NFL players Brendan Ayanbadejo and Chris Kluwe – two high-profile advocates for equality – have joined the rush to file briefs backing gay marriage with the U.S. Supreme Court.
This week the deadline arrived for friend-of-the-court filings in two gay marriage cases the high court will hear later this month. One case deals with a challenge to the U.S. Defense of Marriage Act, which bars federal recognition of same-sex marriages. Another deals with a challenge to Proposition 8, the 2008 ballot initiative in which California voters amended the state constitution to ban gay marriage.
In their brief, they write, "When we advance the idea that some people should be treated differently because of who they are, demeaned in public as lesser beings, not worthy of the same rights and benefits as others despite their actions as good citizens and neighbors, then we deny them equal protection under the laws. America has walked this path before, and courageous people and the Court brought us to the right result. We urge the Court to repeat those actions here."
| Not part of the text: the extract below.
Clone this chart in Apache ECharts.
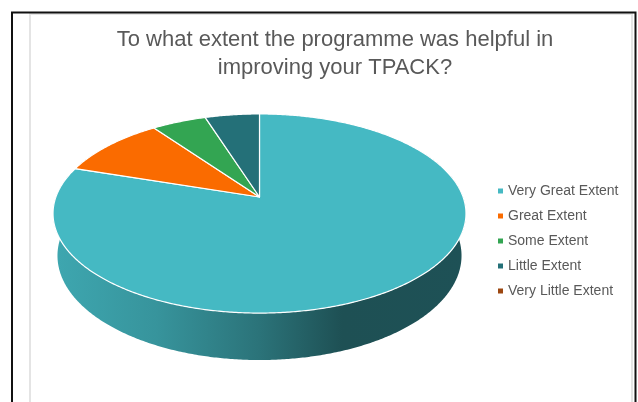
<!DOCTYPE html>
<html>
<head>
<meta charset="utf-8">
<script src="https://cdn.jsdelivr.net/npm/echarts@6/dist/echarts.min.js"></script>
<style>
  html, body { margin: 0; padding: 0; background: #fff; }
  #chart { width: 638px; height: 402px; }
</style>
</head>
<body>
<div id="chart"></div>
<script>
// Survey responses
const categories = ['Very Great Extent', 'Great Extent', 'Some Extent', 'Little Extent', 'Very Little Extent'];
const responses = [16, 2, 1, 1, 0];
const sliceColors = ['#45b9c3', '#fa6b00', '#33a552', '#247078', '#9c4710'];
const titleLines = ['To what extent the programme was helpful in', 'improving your TPACK?'];

const FONT = '"Liberation Sans", Arial, Helvetica, sans-serif';

// 3D disc geometry (perspective view of a tilted cylinder)
const CX = 259.5, CY = 197;      // projected centre of the top face
const S = 203.6;                 // horizontal half-size at the centre line
const TILT = 28.4 * Math.PI / 180;
const SIN_A = Math.sin(TILT), COS_A = Math.cos(TILT);
const RD = 0.1886;               // radius / camera distance
const THICK = 0.238;             // thickness / radius

function project(phi, w) {
  const u = Math.cos(phi), v = Math.sin(phi);
  const d = 1 - RD * (v * COS_A + w * SIN_A);
  return [CX + S * u / d, CY + S * (v * SIN_A - w * COS_A) / d];
}

const total = responses.reduce((a, b) => a + b, 0);
const starts = [];
let acc = 0;
responses.forEach(v => { starts.push(acc); acc += v; });

function shade(hex, f) {
  const n = parseInt(hex.slice(1), 16);
  const r = Math.round(((n >> 16) & 255) * f);
  const g = Math.round(((n >> 8) & 255) * f);
  const b = Math.round((n & 255) * f);
  return 'rgb(' + r + ',' + g + ',' + b + ')';
}

function arcPoints(a, b, w) {
  const pts = [];
  const steps = Math.max(2, Math.ceil((b - a) / (Math.PI / 360)));
  for (let s = 0; s <= steps; s++) pts.push(project(a + (b - a) * s / steps, w));
  return pts;
}

function makeRenderer(i) {
  return function (params, api) {
    const value = api.value(0);
    if (!value) return { type: 'group', children: [] };
    // clockwise from 12 o'clock
    const t0 = starts[i] / total * 2 * Math.PI;
    const t1 = (starts[i] + value) / total * 2 * Math.PI;
    const p0 = t0 - Math.PI / 2, p1 = t1 - Math.PI / 2;
    const children = [];

    // outer wall, only the part facing the viewer
    const wa = Math.max(p0, -Math.PI / 6), wb = Math.min(p1, Math.PI * 7 / 6);
    if (wb > wa) {
      const top = arcPoints(wa, wb, 0);
      const bottom = arcPoints(wa, wb, -THICK).reverse();
      const c = sliceColors[i];
      children.push({
        type: 'polygon',
        z2: 1,
        shape: { points: top.concat(bottom) },
        style: {
          fill: {
            type: 'linear', global: true,
            x: CX - S * 1.014, y: 0, x2: CX + S * 1.014, y2: 0,
            colorStops: [
              { offset: 0, color: shade(c, 0.9) },
              { offset: 0.25, color: shade(c, 0.8) },
              { offset: 0.5, color: shade(c, 0.62) },
              { offset: 0.7, color: shade(c, 0.43) },
              { offset: 1, color: shade(c, 0.44) }
            ]
          },
          stroke: null
        }
      });
    }

    // top face
    const face = [[CX, CY]].concat(arcPoints(p0, p1, 0));
    children.push({
      type: 'polygon',
      z2: 10,
      shape: { points: face },
      style: { fill: sliceColors[i], stroke: '#ffffff', lineWidth: 1.2, lineJoin: 'round' }
    });
    return { type: 'group', children: children };
  };
}

const series = categories.map((name, i) => ({
  type: 'custom',
  name: name,
  coordinateSystem: 'none',
  itemStyle: { color: sliceColors[i] },
  renderItem: makeRenderer(i),
  data: [[responses[i]]],
  silent: true
}));

const chart = echarts.init(document.getElementById('chart'), null, { renderer: 'canvas' });
chart.setOption({
  animation: false,
  backgroundColor: '#ffffff',
  title: {
    text: titleLines.join('\n'),
    left: 330,
    top: 21,
    textAlign: 'center',
    textStyle: { color: '#595959', fontSize: 22, fontWeight: 'normal', fontFamily: FONT, lineHeight: 28 }
  },
  legend: {
    orient: 'vertical',
    left: 493,
    top: 178,
    icon: 'rect',
    itemWidth: 5,
    itemHeight: 5,
    itemGap: 9,
    data: categories,
    textStyle: { color: '#595959', fontSize: 14, fontFamily: FONT, lineHeight: 16 }
  },
  graphic: [
    {
      type: 'rect', silent: true, z: -1,
      shape: { x: 30, y: 14, width: 602, height: 400 },
      style: { fill: null, stroke: '#e4e4e4', lineWidth: 2 }
    },
    {
      type: 'rect', silent: true,
      shape: { x: 12, y: 12.5, width: 623.5, height: 400 },
      style: { fill: null, stroke: '#111111', lineWidth: 2 }
    }
  ],
  series: series
});
</script>
</body>
</html>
Dozens of other briefs have been filed with the court, including, briefs from the Obama administration – one asking the court to overturn the federal marriage ban in DOMA and one asking the court to overturn Prop 8. It was uncertain whether the administration would comment on Prop 8 until Feb. 28, when the brief was filed.
The brief on the Prop 8 case marks the president's most expansive view of gay marriage and signals that he is moving away from his previous assertion that states should determine their own marriage laws, The AP said. Obama, a former constitutional law professor, signed off on the administration's legal argument last week following lengthy discussions with Attorney General Eric Holder and Solicitor General Donald Verrilli.
In a statement following the filing, Holder said, "The government seeks to vindicate the defining constitutional ideal of equal treatment under the law."
Obama's position, if adopted by the court, would likely result in gay marriage becoming legal in the seven other states: Delaware, Hawaii, Illinois, Nevada, New Jersey, Oregon and Rhode Island.
In the longer term, the administration urged the justices to subject laws that discriminate on sexual orientation to more rigorous review than usual, as is the case for claims that laws discriminate on the basis of race, sex and other factors.
The Supreme Court has never given gay Americans the protection it has afforded women and minorities. If it endorses such an approach in the gay marriage cases, same-sex marriage bans around the country could fall.